Tudor, its creator, was one of the 20th century's most influential choreographers, but Judgement was surely his most hatefully trivial, throwaway work. Apart from its woman-as-whore sexism -- to be fair, they ultimately triumph as thieves -- Judgement of Paris is barely competent at the mere level of choreographic craft. To place it on the same bill as Balanchine's Apollo, arguably the greatest ballet ever made, is to tempt disaster, especially when the target of Judgement's whoresome trio is as unconvincingly callow a rouť as Ryan Boorne.
What do you think about Michael Crabb's harsh critique of the ballet? To call it demeaning to women seems to suggest a misunderstanding of the piece's sardonic humour.

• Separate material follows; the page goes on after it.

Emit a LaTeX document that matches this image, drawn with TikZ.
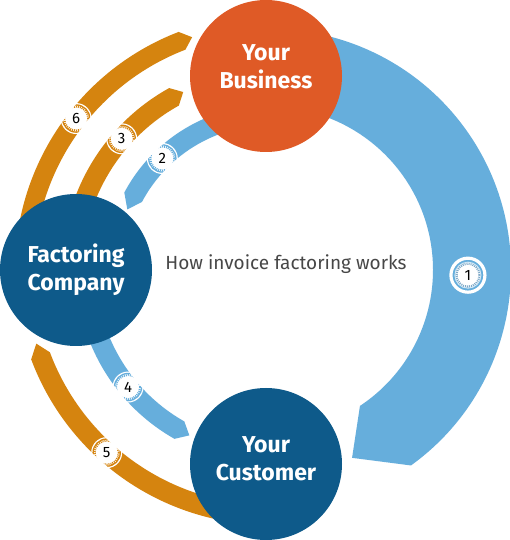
\documentclass[tikz,border=0pt]{standalone}
\usepackage{fontspec}
\setmainfont{Fira Sans}
\definecolor{bizorange}{HTML}{DF5A26}
\definecolor{darkblue}{HTML}{0E5A8A}
\definecolor{bandblue}{HTML}{66AEDC}
\definecolor{bandorange}{HTML}{D5840F}
\definecolor{textgray}{HTML}{474747}
\definecolor{gearblue}{HTML}{7FA9C8}
\newcommand\bandarc[6]{% color, rin, rout, start, end, tip
  \fill[#1] (#4:#2) arc[start angle=#4,end angle=#5,radius=#2]
    -- (#6:{(#2+#3)/2}) -- (#5:#3)
    arc[start angle=#5,end angle=#4,radius=#3] -- cycle;}
\newcommand\badge[6]{% angle, r, color, rin, rout, number
  \fill[white] (#1:#2) circle (15.5);
  \begin{scope}[even odd rule]
    \clip (0,0) circle (#4) (0,0) circle (#5);
    \draw[#3, line width=1.3] (#1:#2) circle (13.6);
    \draw[#3, line width=2.2, dash pattern=on 1pt off 1pt] (#1:#2) circle (12);
  \end{scope}
  \fill[white] (#1:#2) circle (10.8);
  \node[numtext] (b#6) at (#1:#2) {#6};}
\tikzset{
  circ/.style={circle, minimum size=152pt, inner sep=0pt},
  lbl/.style={text=white, align=center, font=\fontsize{23}{28}\selectfont\bfseries},
  numtext/.style={inner sep=0pt, text=black, font=\fontsize{15}{16}\selectfont},
}
\begin{document}
\begin{tikzpicture}[x=1pt,y=1pt]
\useasboundingbox (0,0) rectangle (510,540);
\fill[white] (0,0) rectangle (510,540);
\begin{scope}[shift={(270,270)}]
  % arc 1
  \fill[bandblue] (90:163) arc[start angle=90,end angle=-56.5,radius=163]
    -- (-66.4:205) -- (-54.2:241) arc[start angle=-54.2,end angle=90,radius=241] -- cycle;
  \bandarc{bandblue}{145}{165}{100}{152}{157}
  \bandarc{bandorange}{188}{208}{175}{119}{116}
  \bandarc{bandorange}{236}{255}{178}{111}{108.5}
  \bandarc{bandblue}{174}{194}{195}{240.5}{244}
  \bandarc{bandorange}{235}{255}{265}{200.5}{197.5}
  % badges
  \badge{142}{246}{bandorange}{236}{255}{6}
  \badge{138.5}{198}{bandorange}{188}{208}{3}
  \badge{134}{155}{bandblue}{145}{165}{2}
  \badge{219.5}{184}{bandblue}{174}{194}{4}
  \badge{228.2}{245}{bandorange}{235}{255}{5}
  % badge 1
  \draw[white, line width=3.2] (-1.5:198) circle (17);
  \draw[white!70!bandblue, line width=1] (-1.5:198) circle (13);
  \fill[white] (-1.5:198) circle (12.4);
  \draw[gearblue, line width=2.2, dash pattern=on 1pt off 1pt] (-1.5:198) circle (11.3);
  \fill[white] (-1.5:198) circle (10.2);
  \node[numtext] (b1) at (-1.5:198) {1};
\end{scope}
\node[circ, fill=bizorange] (biz) at (266,464) {};
\node[circ, fill=darkblue] (fac) at (76,270) {};
\node[circ, fill=darkblue] (cus) at (266,76) {};
\node[lbl] (bizt) at ([yshift=9pt]biz.center) {Your\\Business};
\node[lbl] (fact) at ([yshift=0pt]fac.center) {Factoring\\Company};
\node[lbl] (cust) at ([yshift=5pt]cus.center) {Your\\Customer};
\node[anchor=base, inner sep=0pt, text=textgray, font=\fontsize{19}{22}\selectfont] (title) at (286,270) {How invoice factoring works};
\end{tikzpicture}
\end{document}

As for it's inclusion in the program (Napoli excerpts, Apollo, Judgement of Paris, Intermezzo) being irresponsible, I can see where he is coming from, but have to disagree. I was there both tuesday and yesterday and the audience response was very positive. Everyone thought it was hillarious! Many with young children left after Napoli and Apollo because the program ran quite late. After Napoli excerpts, Karen Kain introduces both Apollo and Judgement. She describes Judgement's sleazy setting, so that those who may be offended may leave (although I think they were few).
Sure, it's not the best ballet to represent an average night at the Hummingbird Centre but the small size of the outdoor stage is limiting and Judgement is a work that fits very well there. Also, it shows new audiences what a variety of styles there are in ballet.